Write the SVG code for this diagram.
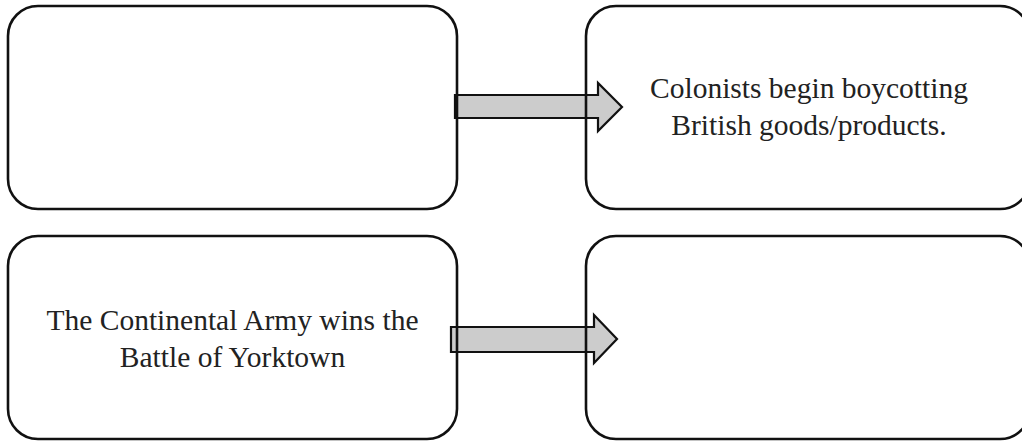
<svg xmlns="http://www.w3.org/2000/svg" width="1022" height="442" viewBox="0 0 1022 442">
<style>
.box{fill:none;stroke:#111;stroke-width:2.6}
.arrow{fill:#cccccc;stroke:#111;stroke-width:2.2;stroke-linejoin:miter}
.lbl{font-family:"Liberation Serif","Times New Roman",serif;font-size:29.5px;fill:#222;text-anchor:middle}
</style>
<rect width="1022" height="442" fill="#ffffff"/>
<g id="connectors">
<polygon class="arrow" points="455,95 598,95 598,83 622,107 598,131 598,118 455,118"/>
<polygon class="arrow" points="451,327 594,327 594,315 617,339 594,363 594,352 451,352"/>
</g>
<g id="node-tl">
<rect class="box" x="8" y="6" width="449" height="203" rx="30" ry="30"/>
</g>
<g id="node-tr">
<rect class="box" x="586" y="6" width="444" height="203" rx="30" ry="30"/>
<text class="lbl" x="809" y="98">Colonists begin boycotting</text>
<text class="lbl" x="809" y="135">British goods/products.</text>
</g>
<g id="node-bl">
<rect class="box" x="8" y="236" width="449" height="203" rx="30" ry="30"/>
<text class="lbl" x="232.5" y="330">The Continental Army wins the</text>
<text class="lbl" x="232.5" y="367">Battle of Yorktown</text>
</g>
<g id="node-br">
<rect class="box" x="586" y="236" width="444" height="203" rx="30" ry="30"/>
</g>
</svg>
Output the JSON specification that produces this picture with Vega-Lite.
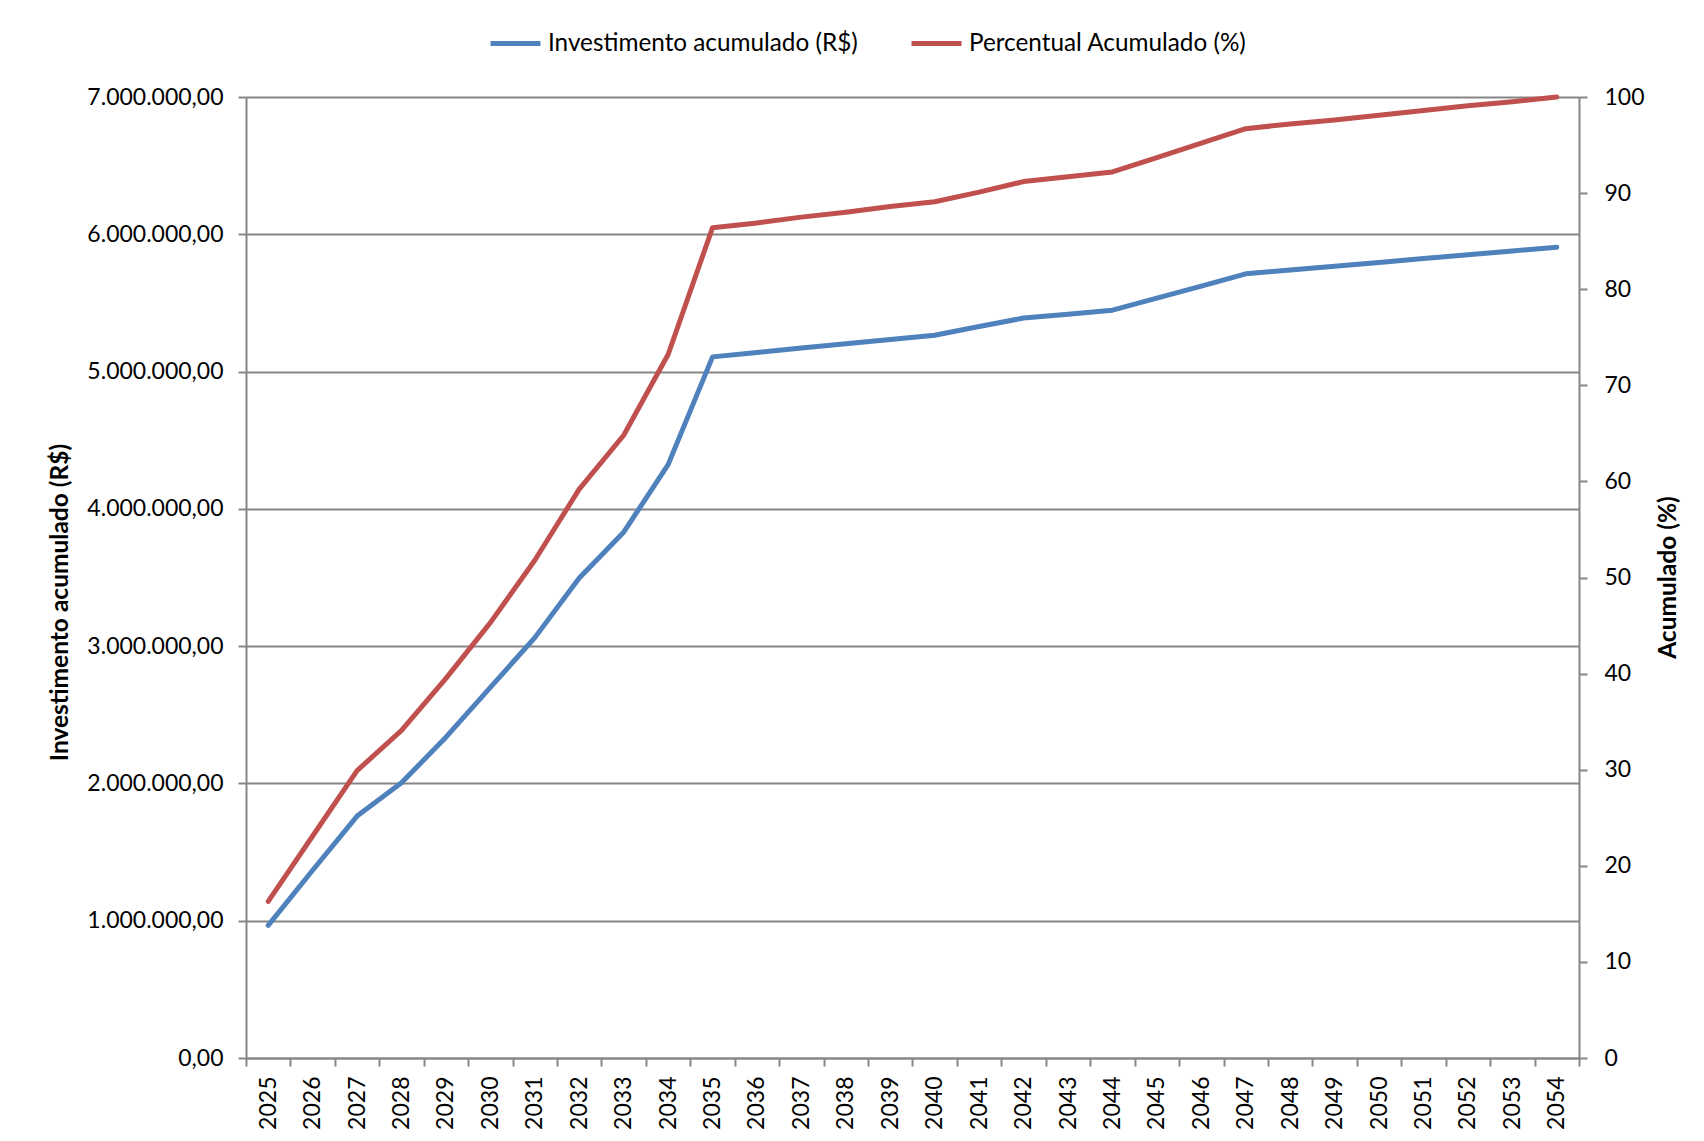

→ **WHAT THIS TASK INVOLVES**:
All the records above need to be given again word for word. Skip the pictures.

→ **EXERCISE ANSWER**:
Write the SVG code for this diagram.
<svg xmlns="http://www.w3.org/2000/svg" width="1022" height="442" viewBox="0 0 1022 442">
<style>
.box{fill:none;stroke:#111;stroke-width:2.6}
.arrow{fill:#cccccc;stroke:#111;stroke-width:2.2;stroke-linejoin:miter}
.lbl{font-family:"Liberation Serif","Times New Roman",serif;font-size:29.5px;fill:#222;text-anchor:middle}
</style>
<rect width="1022" height="442" fill="#ffffff"/>
<g id="connectors">
<polygon class="arrow" points="455,95 598,95 598,83 622,107 598,131 598,118 455,118"/>
<polygon class="arrow" points="451,327 594,327 594,315 617,339 594,363 594,352 451,352"/>
</g>
<g id="node-tl">
<rect class="box" x="8" y="6" width="449" height="203" rx="30" ry="30"/>
</g>
<g id="node-tr">
<rect class="box" x="586" y="6" width="444" height="203" rx="30" ry="30"/>
<text class="lbl" x="809" y="98">Colonists begin boycotting</text>
<text class="lbl" x="809" y="135">British goods/products.</text>
</g>
<g id="node-bl">
<rect class="box" x="8" y="236" width="449" height="203" rx="30" ry="30"/>
<text class="lbl" x="232.5" y="330">The Continental Army wins the</text>
<text class="lbl" x="232.5" y="367">Battle of Yorktown</text>
</g>
<g id="node-br">
<rect class="box" x="586" y="236" width="444" height="203" rx="30" ry="30"/>
</g>
</svg>
Output the JSON specification that produces this picture with Vega-Lite.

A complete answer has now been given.